### PROBLEM DESCRIPTION
Pull out every line below holding the word "that".

### RECORD SET
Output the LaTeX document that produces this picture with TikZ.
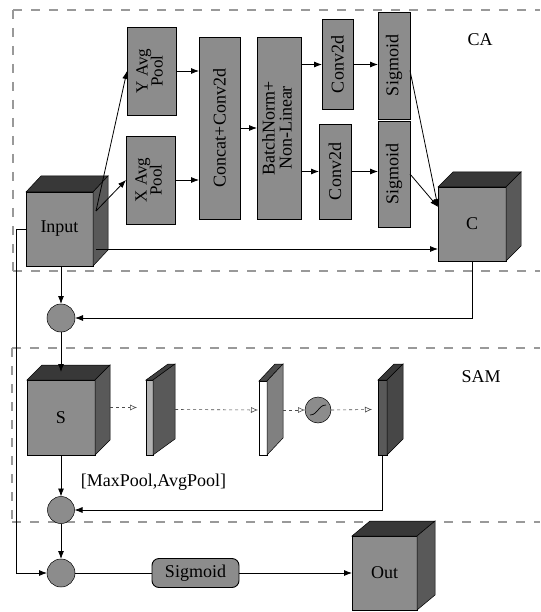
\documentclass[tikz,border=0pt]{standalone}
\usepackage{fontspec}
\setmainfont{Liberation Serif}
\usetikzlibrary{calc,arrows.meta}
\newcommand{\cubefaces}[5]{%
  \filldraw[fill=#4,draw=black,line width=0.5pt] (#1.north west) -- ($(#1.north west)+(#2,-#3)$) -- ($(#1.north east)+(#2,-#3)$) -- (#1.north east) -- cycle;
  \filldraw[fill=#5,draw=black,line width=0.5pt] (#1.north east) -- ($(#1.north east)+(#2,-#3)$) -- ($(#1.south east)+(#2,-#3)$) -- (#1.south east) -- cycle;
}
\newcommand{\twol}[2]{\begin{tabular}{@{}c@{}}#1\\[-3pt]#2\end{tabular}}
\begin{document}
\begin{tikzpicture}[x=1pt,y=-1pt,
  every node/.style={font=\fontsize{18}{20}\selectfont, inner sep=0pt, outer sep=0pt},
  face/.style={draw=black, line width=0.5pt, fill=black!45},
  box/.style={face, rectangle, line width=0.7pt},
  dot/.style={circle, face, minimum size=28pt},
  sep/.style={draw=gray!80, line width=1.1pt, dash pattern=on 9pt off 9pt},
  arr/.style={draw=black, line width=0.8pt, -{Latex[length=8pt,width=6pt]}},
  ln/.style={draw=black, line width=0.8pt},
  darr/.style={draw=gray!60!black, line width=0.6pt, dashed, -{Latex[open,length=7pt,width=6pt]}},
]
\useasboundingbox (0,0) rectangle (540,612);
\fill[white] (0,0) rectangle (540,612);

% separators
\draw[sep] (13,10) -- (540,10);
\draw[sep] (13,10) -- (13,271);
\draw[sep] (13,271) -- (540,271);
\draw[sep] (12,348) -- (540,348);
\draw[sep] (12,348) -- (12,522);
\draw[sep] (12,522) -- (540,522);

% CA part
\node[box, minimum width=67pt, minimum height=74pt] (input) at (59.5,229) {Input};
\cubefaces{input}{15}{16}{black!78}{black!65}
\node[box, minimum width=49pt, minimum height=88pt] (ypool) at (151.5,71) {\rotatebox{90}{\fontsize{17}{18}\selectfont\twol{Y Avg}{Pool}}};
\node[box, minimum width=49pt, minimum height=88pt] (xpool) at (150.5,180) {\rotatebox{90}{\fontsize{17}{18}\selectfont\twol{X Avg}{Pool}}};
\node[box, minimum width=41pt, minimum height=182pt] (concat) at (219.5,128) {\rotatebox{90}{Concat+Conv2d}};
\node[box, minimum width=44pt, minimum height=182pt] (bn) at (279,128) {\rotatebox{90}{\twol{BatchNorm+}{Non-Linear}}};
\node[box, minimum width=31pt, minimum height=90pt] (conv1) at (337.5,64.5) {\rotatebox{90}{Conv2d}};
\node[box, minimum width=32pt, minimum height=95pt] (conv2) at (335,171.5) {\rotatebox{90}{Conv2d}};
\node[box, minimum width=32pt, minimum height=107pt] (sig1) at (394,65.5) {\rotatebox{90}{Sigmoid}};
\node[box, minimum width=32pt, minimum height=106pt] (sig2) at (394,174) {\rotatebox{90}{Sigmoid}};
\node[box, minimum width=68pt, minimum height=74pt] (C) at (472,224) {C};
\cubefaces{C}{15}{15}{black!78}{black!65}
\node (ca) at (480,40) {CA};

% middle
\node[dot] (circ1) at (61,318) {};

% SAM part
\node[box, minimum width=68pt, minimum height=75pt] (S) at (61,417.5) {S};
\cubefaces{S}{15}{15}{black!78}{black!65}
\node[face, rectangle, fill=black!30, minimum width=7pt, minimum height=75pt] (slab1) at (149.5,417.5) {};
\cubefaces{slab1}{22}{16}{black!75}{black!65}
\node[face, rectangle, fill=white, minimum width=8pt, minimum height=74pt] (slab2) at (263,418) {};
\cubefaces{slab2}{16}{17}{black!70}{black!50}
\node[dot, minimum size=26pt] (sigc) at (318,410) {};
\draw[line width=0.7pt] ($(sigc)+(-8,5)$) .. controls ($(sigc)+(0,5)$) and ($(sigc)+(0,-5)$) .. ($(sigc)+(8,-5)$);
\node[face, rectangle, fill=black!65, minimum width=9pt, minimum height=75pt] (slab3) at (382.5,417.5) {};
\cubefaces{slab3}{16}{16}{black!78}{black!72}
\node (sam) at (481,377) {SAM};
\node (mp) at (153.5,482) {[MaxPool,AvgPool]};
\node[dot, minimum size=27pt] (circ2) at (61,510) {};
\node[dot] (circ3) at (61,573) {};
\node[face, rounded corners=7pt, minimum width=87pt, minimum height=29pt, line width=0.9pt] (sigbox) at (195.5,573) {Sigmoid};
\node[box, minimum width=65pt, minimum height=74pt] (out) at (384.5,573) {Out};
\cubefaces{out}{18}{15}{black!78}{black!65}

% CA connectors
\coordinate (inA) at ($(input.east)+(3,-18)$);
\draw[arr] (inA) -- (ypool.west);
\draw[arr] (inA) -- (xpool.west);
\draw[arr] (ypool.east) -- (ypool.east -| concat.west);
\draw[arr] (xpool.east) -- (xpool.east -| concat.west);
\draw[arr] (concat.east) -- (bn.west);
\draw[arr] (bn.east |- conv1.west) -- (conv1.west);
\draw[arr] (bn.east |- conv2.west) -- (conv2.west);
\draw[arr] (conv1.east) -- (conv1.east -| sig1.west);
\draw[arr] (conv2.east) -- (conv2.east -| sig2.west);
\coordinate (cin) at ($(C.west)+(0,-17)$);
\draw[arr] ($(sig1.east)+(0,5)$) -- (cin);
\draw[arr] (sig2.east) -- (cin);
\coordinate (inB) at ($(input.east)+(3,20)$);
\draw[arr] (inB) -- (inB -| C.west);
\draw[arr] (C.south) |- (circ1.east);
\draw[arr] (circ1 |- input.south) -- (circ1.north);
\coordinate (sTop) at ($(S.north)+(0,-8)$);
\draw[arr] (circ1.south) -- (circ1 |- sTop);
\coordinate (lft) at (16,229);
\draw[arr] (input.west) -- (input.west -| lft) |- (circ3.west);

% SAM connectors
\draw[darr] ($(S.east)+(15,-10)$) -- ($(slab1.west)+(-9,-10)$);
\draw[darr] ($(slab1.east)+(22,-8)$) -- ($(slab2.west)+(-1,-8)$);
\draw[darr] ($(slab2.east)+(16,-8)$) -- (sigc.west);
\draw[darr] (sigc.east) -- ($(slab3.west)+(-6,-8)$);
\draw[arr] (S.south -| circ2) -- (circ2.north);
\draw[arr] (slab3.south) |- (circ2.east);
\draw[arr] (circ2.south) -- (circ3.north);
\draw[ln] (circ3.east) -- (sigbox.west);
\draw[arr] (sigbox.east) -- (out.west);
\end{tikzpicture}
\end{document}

==

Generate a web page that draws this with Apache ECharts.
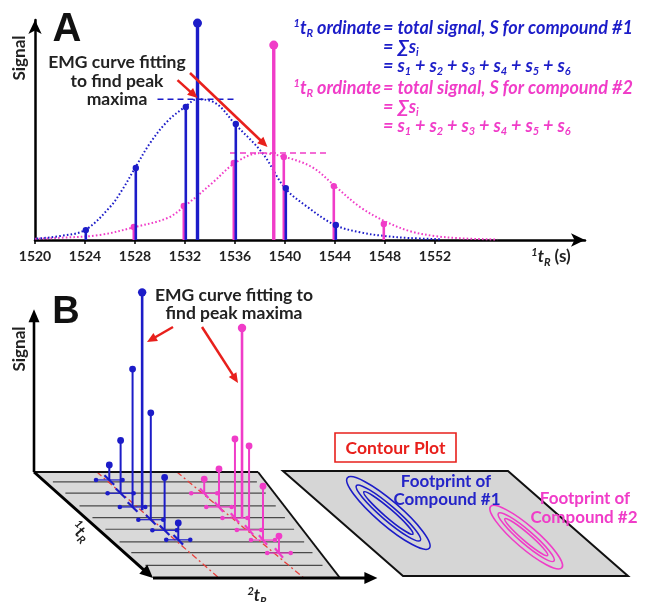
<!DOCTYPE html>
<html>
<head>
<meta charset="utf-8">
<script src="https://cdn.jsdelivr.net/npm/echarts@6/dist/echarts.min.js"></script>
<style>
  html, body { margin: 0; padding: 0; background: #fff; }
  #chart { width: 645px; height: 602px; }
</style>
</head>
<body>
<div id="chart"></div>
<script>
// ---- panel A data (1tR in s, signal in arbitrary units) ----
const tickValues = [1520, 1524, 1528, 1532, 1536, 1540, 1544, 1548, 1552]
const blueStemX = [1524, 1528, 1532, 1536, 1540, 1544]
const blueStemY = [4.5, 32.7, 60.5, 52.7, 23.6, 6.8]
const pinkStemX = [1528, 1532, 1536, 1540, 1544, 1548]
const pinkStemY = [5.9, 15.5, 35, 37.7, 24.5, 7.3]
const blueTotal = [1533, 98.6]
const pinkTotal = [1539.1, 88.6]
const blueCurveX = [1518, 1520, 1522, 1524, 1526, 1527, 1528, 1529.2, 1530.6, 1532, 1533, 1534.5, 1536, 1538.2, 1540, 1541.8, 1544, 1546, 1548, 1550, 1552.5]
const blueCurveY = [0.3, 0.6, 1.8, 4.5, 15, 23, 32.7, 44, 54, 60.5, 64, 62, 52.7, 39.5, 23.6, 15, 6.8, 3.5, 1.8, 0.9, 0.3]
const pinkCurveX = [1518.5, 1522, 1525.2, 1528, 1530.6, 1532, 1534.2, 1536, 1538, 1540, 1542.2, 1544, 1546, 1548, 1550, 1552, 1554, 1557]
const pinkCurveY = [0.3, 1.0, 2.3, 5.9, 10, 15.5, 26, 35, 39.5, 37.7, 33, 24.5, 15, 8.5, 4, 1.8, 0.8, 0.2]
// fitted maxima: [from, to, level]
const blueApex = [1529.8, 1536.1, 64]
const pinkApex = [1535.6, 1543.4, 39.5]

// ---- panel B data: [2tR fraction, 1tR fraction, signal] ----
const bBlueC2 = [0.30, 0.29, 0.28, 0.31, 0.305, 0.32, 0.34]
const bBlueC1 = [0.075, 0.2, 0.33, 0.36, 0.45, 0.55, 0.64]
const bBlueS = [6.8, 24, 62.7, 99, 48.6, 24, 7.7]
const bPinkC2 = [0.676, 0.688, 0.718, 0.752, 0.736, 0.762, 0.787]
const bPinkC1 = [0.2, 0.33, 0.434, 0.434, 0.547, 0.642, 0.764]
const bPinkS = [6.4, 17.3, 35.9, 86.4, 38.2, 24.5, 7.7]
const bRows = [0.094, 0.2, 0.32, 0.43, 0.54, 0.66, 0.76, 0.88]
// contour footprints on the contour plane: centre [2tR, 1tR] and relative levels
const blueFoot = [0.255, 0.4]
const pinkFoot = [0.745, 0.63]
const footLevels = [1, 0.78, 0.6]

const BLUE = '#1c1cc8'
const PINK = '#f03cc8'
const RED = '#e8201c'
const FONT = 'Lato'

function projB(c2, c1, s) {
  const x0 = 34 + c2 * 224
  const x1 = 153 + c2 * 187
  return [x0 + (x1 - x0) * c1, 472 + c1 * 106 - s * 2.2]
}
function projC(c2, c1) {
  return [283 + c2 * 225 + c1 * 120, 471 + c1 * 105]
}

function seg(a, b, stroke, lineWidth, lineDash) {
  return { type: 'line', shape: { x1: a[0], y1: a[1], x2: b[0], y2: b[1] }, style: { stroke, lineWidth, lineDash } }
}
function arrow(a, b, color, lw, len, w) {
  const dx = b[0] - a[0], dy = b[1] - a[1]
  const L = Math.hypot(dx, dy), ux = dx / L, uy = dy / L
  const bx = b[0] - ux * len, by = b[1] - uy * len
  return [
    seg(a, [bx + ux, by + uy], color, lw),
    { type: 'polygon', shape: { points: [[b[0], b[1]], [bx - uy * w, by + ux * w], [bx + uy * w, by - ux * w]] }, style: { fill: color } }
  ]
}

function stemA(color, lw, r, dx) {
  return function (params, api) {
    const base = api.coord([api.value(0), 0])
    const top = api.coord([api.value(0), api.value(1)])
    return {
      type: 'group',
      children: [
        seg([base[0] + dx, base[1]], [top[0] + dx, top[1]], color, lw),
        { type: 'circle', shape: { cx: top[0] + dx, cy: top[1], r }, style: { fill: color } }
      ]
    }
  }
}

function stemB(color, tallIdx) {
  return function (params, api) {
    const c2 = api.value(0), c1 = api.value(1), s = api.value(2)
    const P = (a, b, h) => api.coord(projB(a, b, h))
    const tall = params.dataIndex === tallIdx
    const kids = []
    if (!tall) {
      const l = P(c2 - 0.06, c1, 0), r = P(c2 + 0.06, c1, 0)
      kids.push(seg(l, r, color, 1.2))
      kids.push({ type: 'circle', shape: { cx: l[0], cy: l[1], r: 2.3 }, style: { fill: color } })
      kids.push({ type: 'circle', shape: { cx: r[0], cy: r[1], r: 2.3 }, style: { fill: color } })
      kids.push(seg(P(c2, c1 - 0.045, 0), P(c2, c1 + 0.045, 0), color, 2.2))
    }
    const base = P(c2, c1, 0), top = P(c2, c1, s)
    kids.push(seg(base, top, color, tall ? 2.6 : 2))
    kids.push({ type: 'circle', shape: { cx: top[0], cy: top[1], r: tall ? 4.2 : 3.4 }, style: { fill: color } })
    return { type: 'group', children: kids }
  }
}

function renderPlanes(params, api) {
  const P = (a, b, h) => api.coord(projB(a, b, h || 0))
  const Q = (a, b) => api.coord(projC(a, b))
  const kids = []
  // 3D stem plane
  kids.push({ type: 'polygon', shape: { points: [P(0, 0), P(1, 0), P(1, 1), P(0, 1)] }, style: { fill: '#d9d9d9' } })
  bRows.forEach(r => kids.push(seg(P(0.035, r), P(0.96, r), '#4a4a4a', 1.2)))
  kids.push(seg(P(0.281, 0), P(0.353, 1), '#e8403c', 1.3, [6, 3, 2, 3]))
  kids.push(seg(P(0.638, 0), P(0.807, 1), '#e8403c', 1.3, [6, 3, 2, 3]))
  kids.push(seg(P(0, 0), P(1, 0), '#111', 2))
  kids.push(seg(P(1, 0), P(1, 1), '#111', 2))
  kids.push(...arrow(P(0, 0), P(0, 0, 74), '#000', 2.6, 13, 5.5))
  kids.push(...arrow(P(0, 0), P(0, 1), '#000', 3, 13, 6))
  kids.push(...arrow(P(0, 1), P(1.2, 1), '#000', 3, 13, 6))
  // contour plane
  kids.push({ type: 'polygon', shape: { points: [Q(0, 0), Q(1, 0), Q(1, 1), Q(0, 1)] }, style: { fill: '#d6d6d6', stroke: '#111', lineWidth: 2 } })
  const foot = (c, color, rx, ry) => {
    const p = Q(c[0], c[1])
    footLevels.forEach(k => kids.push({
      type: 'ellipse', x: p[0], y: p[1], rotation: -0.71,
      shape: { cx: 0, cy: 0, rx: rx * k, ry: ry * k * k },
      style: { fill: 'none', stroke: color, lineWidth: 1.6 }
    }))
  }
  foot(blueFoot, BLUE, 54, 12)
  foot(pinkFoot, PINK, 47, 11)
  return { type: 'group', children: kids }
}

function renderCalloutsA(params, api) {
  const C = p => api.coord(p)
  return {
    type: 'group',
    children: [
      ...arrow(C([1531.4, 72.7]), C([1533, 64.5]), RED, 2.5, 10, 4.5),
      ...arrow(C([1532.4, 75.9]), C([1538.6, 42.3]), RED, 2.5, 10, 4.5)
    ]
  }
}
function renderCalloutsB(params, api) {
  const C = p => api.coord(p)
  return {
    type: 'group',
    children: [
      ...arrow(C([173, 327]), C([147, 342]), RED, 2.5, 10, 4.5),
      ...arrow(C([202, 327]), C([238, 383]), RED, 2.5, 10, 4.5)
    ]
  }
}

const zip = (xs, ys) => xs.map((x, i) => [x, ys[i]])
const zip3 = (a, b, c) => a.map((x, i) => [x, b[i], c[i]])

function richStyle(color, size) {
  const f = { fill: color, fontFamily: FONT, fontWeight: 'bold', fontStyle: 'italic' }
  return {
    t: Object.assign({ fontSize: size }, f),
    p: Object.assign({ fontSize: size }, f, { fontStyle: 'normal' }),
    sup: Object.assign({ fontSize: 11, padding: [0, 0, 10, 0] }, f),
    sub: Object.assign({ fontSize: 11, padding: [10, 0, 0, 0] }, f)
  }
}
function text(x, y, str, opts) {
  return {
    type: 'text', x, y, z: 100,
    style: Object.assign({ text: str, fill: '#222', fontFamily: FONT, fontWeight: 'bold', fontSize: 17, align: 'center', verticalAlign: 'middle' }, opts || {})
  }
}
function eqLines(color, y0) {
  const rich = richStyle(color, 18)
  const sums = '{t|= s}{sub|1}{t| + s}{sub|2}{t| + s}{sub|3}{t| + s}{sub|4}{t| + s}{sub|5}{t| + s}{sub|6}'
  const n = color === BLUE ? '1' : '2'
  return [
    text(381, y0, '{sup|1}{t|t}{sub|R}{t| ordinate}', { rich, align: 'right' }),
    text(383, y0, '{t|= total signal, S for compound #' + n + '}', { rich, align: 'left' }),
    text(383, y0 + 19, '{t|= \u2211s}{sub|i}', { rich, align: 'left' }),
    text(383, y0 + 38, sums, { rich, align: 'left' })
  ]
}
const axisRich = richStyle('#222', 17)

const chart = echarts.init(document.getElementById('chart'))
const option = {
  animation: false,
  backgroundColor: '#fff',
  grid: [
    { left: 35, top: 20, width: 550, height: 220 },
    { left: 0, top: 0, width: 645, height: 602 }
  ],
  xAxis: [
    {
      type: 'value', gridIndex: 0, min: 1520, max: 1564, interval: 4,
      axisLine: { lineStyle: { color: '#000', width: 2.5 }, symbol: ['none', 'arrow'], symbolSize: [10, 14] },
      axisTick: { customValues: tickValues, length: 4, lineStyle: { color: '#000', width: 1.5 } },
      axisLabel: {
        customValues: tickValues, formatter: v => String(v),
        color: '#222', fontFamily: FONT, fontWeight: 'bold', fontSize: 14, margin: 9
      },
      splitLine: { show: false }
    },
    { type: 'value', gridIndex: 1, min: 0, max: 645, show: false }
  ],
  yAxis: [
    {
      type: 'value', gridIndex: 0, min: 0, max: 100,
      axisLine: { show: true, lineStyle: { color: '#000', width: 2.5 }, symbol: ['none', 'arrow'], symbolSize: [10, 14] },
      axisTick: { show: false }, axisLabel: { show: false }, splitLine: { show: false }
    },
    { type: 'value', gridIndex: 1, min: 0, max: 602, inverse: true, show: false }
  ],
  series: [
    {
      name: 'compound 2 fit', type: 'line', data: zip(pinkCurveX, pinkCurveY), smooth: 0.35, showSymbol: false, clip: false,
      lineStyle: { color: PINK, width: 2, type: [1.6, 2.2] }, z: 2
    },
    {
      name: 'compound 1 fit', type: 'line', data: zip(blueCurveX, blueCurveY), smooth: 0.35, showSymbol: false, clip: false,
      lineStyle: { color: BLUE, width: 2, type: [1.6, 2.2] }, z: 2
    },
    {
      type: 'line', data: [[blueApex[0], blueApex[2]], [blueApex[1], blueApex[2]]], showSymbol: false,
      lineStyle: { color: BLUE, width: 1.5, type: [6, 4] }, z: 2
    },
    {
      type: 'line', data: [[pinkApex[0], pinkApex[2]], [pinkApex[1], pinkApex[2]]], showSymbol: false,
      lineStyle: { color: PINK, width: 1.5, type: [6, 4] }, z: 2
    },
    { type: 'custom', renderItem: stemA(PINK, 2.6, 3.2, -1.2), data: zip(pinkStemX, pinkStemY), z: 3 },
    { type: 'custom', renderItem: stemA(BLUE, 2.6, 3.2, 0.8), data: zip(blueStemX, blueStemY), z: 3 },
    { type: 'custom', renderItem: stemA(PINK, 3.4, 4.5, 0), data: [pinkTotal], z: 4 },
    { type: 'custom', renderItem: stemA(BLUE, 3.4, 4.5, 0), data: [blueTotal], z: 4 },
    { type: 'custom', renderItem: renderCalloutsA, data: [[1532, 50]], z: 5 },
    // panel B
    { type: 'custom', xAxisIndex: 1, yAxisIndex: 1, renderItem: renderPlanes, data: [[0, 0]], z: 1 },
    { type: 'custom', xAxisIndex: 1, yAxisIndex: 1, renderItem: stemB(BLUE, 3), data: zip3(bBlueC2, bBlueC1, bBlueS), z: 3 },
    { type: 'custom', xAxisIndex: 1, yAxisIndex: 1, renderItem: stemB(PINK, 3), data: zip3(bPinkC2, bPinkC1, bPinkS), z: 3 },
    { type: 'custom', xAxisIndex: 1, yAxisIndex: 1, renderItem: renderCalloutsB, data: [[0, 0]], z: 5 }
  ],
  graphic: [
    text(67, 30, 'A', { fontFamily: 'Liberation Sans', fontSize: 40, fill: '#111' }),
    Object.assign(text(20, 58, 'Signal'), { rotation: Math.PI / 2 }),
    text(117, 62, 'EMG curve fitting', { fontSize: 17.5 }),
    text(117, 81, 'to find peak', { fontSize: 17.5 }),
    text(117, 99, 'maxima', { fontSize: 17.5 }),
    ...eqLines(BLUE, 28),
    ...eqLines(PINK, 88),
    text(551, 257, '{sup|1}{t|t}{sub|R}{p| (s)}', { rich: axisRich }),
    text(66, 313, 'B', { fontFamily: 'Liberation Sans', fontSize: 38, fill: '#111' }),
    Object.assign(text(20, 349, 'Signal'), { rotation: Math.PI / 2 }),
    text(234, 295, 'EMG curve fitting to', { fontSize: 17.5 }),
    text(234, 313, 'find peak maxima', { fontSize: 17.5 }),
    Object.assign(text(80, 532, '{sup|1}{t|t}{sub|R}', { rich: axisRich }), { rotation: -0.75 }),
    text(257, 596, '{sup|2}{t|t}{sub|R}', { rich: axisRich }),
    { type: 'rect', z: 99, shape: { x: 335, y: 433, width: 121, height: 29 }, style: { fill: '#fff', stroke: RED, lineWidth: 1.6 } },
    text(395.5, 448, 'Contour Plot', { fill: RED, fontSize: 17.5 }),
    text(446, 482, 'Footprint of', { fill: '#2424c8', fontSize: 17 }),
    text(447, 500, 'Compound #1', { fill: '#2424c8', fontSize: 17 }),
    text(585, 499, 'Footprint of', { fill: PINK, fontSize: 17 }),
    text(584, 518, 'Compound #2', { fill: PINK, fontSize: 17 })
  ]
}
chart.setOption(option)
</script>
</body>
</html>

### THE RESPONSE
Output the LaTeX document that produces this picture with TikZ.
Generate a web page that draws this with Apache ECharts.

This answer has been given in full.